Everything in the listing below from the line containing "Rebuild this chart" through the line containing "import pandas as pd" should be repeated exactly; leave out every other line.
[start of ROWS]
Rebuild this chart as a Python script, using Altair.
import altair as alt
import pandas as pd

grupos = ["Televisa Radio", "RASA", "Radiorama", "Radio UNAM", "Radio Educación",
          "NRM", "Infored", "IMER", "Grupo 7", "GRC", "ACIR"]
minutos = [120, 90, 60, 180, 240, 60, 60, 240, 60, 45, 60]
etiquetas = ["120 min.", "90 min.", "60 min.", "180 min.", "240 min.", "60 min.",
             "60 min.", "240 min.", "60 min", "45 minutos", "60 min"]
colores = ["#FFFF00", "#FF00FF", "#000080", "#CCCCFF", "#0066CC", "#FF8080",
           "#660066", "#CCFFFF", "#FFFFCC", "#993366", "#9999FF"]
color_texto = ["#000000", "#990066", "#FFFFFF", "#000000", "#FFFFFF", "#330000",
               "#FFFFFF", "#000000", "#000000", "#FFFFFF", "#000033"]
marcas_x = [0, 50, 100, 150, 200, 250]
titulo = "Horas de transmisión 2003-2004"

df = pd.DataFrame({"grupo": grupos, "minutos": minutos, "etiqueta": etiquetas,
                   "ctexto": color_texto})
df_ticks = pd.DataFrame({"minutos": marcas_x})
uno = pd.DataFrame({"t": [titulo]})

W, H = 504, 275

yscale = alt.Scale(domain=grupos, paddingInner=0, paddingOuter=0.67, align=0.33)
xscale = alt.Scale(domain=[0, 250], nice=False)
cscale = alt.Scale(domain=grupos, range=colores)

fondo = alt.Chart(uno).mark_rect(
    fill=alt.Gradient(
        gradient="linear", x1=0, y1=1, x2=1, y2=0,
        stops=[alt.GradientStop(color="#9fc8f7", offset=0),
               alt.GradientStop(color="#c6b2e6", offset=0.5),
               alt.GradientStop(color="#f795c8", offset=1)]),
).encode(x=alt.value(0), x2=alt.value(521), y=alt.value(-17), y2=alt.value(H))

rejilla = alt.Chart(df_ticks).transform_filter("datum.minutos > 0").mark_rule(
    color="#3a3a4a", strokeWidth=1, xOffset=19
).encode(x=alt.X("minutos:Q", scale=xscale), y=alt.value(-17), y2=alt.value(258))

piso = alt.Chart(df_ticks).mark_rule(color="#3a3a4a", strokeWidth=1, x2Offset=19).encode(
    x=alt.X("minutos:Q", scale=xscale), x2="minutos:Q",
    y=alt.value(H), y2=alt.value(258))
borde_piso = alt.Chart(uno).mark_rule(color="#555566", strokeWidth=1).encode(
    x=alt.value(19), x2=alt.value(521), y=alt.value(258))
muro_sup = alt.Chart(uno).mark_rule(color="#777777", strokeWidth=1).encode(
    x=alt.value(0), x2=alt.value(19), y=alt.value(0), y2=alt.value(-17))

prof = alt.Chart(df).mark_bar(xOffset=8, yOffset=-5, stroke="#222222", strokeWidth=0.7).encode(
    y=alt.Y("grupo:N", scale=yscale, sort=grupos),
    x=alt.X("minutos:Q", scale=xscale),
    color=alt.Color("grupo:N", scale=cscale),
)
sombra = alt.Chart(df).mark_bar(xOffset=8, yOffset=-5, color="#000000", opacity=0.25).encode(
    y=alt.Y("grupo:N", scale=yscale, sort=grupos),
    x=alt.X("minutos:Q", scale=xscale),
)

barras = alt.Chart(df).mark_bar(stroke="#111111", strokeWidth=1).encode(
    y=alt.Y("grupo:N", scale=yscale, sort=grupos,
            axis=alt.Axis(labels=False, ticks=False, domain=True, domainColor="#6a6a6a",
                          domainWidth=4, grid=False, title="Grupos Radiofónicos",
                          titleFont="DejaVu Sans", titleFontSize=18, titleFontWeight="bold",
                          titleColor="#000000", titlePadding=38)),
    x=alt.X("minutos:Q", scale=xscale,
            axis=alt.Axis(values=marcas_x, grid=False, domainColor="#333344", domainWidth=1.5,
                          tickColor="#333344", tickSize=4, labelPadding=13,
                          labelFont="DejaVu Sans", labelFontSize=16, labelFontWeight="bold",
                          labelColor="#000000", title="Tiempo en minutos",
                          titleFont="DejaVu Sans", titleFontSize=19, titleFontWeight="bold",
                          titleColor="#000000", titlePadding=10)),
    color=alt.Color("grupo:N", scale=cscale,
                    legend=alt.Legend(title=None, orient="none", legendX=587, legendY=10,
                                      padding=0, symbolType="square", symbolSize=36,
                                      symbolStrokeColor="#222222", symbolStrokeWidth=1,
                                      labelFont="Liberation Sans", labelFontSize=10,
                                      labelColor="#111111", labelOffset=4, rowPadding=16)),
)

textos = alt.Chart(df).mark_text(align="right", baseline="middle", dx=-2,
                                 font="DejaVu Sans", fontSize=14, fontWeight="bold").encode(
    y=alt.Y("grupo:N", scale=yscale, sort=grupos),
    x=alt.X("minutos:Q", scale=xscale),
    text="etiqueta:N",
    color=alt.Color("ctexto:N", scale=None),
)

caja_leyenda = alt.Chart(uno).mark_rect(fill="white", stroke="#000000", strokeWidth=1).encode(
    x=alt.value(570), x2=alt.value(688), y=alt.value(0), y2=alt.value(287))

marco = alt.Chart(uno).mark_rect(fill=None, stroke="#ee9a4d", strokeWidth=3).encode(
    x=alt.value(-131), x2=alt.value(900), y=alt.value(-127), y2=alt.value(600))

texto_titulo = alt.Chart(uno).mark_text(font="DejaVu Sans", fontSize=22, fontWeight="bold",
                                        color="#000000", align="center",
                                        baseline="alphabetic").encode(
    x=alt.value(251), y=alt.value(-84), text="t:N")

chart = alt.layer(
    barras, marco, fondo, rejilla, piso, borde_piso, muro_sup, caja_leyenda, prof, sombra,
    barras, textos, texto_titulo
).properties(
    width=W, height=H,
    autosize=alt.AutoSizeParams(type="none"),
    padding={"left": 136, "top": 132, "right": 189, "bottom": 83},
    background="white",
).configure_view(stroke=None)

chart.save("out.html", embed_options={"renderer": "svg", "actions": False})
[end of ROWS]
[start of ROWS]
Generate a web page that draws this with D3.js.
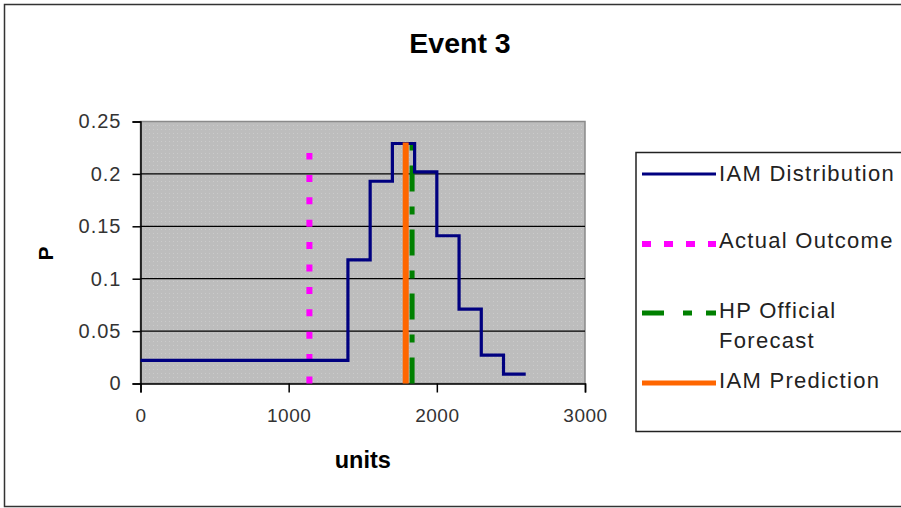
[end of ROWS]
[start of ROWS]
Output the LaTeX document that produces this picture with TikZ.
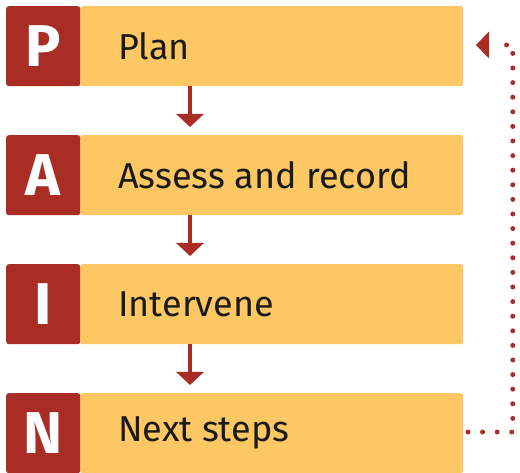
[end of ROWS]
**THE ANSWER**:
Rebuild this chart as a Python script, using Altair.
import altair as alt
import pandas as pd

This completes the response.